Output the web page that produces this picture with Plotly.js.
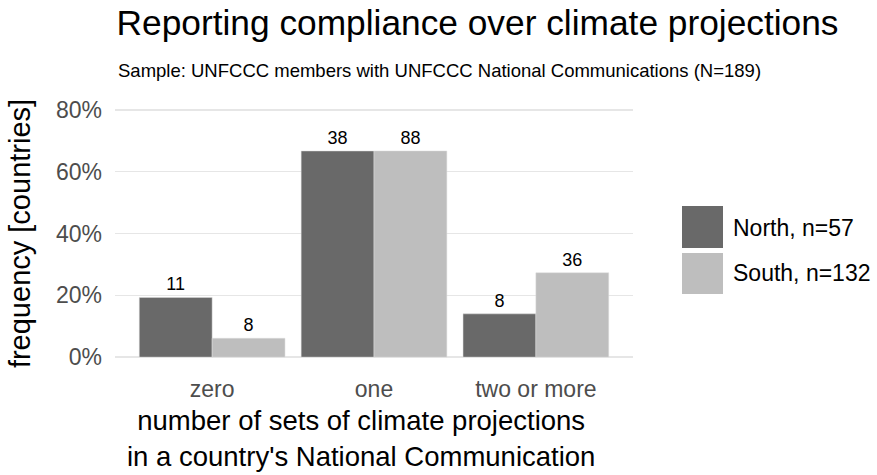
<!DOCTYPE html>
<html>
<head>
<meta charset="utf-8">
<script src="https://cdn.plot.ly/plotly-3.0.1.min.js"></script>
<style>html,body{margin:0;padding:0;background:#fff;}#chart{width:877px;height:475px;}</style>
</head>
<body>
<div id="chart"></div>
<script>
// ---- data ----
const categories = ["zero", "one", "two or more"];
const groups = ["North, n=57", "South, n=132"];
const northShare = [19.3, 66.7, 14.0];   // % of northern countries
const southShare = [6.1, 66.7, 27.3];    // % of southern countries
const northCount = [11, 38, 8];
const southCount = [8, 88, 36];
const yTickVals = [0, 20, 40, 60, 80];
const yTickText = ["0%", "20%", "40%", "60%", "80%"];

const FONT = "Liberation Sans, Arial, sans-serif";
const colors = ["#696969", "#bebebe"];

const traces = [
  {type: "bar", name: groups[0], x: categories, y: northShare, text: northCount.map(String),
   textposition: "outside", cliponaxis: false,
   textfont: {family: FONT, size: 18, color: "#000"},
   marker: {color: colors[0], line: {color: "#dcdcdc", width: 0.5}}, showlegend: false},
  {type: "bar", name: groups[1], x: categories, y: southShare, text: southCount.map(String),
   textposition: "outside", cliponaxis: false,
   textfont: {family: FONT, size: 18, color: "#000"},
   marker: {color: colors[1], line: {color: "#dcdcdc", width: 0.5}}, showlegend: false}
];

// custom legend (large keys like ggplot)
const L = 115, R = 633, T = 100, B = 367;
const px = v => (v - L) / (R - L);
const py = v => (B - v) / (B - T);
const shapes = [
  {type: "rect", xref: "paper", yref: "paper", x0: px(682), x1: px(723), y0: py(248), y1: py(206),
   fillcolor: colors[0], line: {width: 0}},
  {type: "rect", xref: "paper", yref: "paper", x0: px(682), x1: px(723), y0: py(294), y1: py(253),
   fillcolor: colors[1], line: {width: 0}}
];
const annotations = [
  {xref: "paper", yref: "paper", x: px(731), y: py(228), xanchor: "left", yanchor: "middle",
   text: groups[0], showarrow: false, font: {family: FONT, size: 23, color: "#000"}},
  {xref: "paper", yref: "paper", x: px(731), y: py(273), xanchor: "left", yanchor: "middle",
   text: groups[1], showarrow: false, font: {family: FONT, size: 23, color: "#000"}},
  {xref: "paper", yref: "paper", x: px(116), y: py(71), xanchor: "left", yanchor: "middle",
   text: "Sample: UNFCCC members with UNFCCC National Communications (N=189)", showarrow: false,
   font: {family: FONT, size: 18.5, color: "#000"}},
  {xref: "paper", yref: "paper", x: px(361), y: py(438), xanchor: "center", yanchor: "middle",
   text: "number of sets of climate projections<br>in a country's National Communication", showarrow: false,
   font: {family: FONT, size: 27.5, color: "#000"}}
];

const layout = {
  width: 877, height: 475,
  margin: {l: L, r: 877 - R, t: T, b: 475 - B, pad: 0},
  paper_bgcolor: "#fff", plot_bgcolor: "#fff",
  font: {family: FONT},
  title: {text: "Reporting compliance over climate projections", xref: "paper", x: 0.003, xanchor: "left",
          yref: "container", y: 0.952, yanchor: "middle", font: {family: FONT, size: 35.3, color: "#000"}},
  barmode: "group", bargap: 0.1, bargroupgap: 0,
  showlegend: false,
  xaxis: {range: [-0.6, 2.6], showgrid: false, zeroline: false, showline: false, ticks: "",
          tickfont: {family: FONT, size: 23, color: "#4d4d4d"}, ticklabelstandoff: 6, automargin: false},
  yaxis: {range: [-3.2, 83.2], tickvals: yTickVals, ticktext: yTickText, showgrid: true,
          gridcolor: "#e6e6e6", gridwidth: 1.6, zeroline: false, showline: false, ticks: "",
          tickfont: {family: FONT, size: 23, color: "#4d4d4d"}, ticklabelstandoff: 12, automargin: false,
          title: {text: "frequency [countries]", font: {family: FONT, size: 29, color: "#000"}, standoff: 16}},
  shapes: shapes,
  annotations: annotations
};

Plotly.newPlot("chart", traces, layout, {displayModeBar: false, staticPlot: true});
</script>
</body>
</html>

****************************************

» GOAL OF THE EXERCISE:
Transcribe each line above verbatim, with the pictures left out.

» FINISHED TASK:
Output the web page that produces this picture with Plotly.js.
<!DOCTYPE html>
<html>
<head>
<meta charset="utf-8">
<script src="https://cdn.plot.ly/plotly-3.0.1.min.js"></script>
<style>html,body{margin:0;padding:0;background:#fff;}#chart{width:877px;height:475px;}</style>
</head>
<body>
<div id="chart"></div>
<script>
// ---- data ----
const categories = ["zero", "one", "two or more"];
const groups = ["North, n=57", "South, n=132"];
const northShare = [19.3, 66.7, 14.0];   // % of northern countries
const southShare = [6.1, 66.7, 27.3];    // % of southern countries
const northCount = [11, 38, 8];
const southCount = [8, 88, 36];
const yTickVals = [0, 20, 40, 60, 80];
const yTickText = ["0%", "20%", "40%", "60%", "80%"];

const FONT = "Liberation Sans, Arial, sans-serif";
const colors = ["#696969", "#bebebe"];

const traces = [
  {type: "bar", name: groups[0], x: categories, y: northShare, text: northCount.map(String),
   textposition: "outside", cliponaxis: false,
   textfont: {family: FONT, size: 18, color: "#000"},
   marker: {color: colors[0], line: {color: "#dcdcdc", width: 0.5}}, showlegend: false},
  {type: "bar", name: groups[1], x: categories, y: southShare, text: southCount.map(String),
   textposition: "outside", cliponaxis: false,
   textfont: {family: FONT, size: 18, color: "#000"},
   marker: {color: colors[1], line: {color: "#dcdcdc", width: 0.5}}, showlegend: false}
];

// custom legend (large keys like ggplot)
const L = 115, R = 633, T = 100, B = 367;
const px = v => (v - L) / (R - L);
const py = v => (B - v) / (B - T);
const shapes = [
  {type: "rect", xref: "paper", yref: "paper", x0: px(682), x1: px(723), y0: py(248), y1: py(206),
   fillcolor: colors[0], line: {width: 0}},
  {type: "rect", xref: "paper", yref: "paper", x0: px(682), x1: px(723), y0: py(294), y1: py(253),
   fillcolor: colors[1], line: {width: 0}}
];
const annotations = [
  {xref: "paper", yref: "paper", x: px(731), y: py(228), xanchor: "left", yanchor: "middle",
   text: groups[0], showarrow: false, font: {family: FONT, size: 23, color: "#000"}},
  {xref: "paper", yref: "paper", x: px(731), y: py(273), xanchor: "left", yanchor: "middle",
   text: groups[1], showarrow: false, font: {family: FONT, size: 23, color: "#000"}},
  {xref: "paper", yref: "paper", x: px(116), y: py(71), xanchor: "left", yanchor: "middle",
   text: "Sample: UNFCCC members with UNFCCC National Communications (N=189)", showarrow: false,
   font: {family: FONT, size: 18.5, color: "#000"}},
  {xref: "paper", yref: "paper", x: px(361), y: py(438), xanchor: "center", yanchor: "middle",
   text: "number of sets of climate projections<br>in a country's National Communication", showarrow: false,
   font: {family: FONT, size: 27.5, color: "#000"}}
];

const layout = {
  width: 877, height: 475,
  margin: {l: L, r: 877 - R, t: T, b: 475 - B, pad: 0},
  paper_bgcolor: "#fff", plot_bgcolor: "#fff",
  font: {family: FONT},
  title: {text: "Reporting compliance over climate projections", xref: "paper", x: 0.003, xanchor: "left",
          yref: "container", y: 0.952, yanchor: "middle", font: {family: FONT, size: 35.3, color: "#000"}},
  barmode: "group", bargap: 0.1, bargroupgap: 0,
  showlegend: false,
  xaxis: {range: [-0.6, 2.6], showgrid: false, zeroline: false, showline: false, ticks: "",
          tickfont: {family: FONT, size: 23, color: "#4d4d4d"}, ticklabelstandoff: 6, automargin: false},
  yaxis: {range: [-3.2, 83.2], tickvals: yTickVals, ticktext: yTickText, showgrid: true,
          gridcolor: "#e6e6e6", gridwidth: 1.6, zeroline: false, showline: false, ticks: "",
          tickfont: {family: FONT, size: 23, color: "#4d4d4d"}, ticklabelstandoff: 12, automargin: false,
          title: {text: "frequency [countries]", font: {family: FONT, size: 29, color: "#000"}, standoff: 16}},
  shapes: shapes,
  annotations: annotations
};

Plotly.newPlot("chart", traces, layout, {displayModeBar: false, staticPlot: true});
</script>
</body>
</html>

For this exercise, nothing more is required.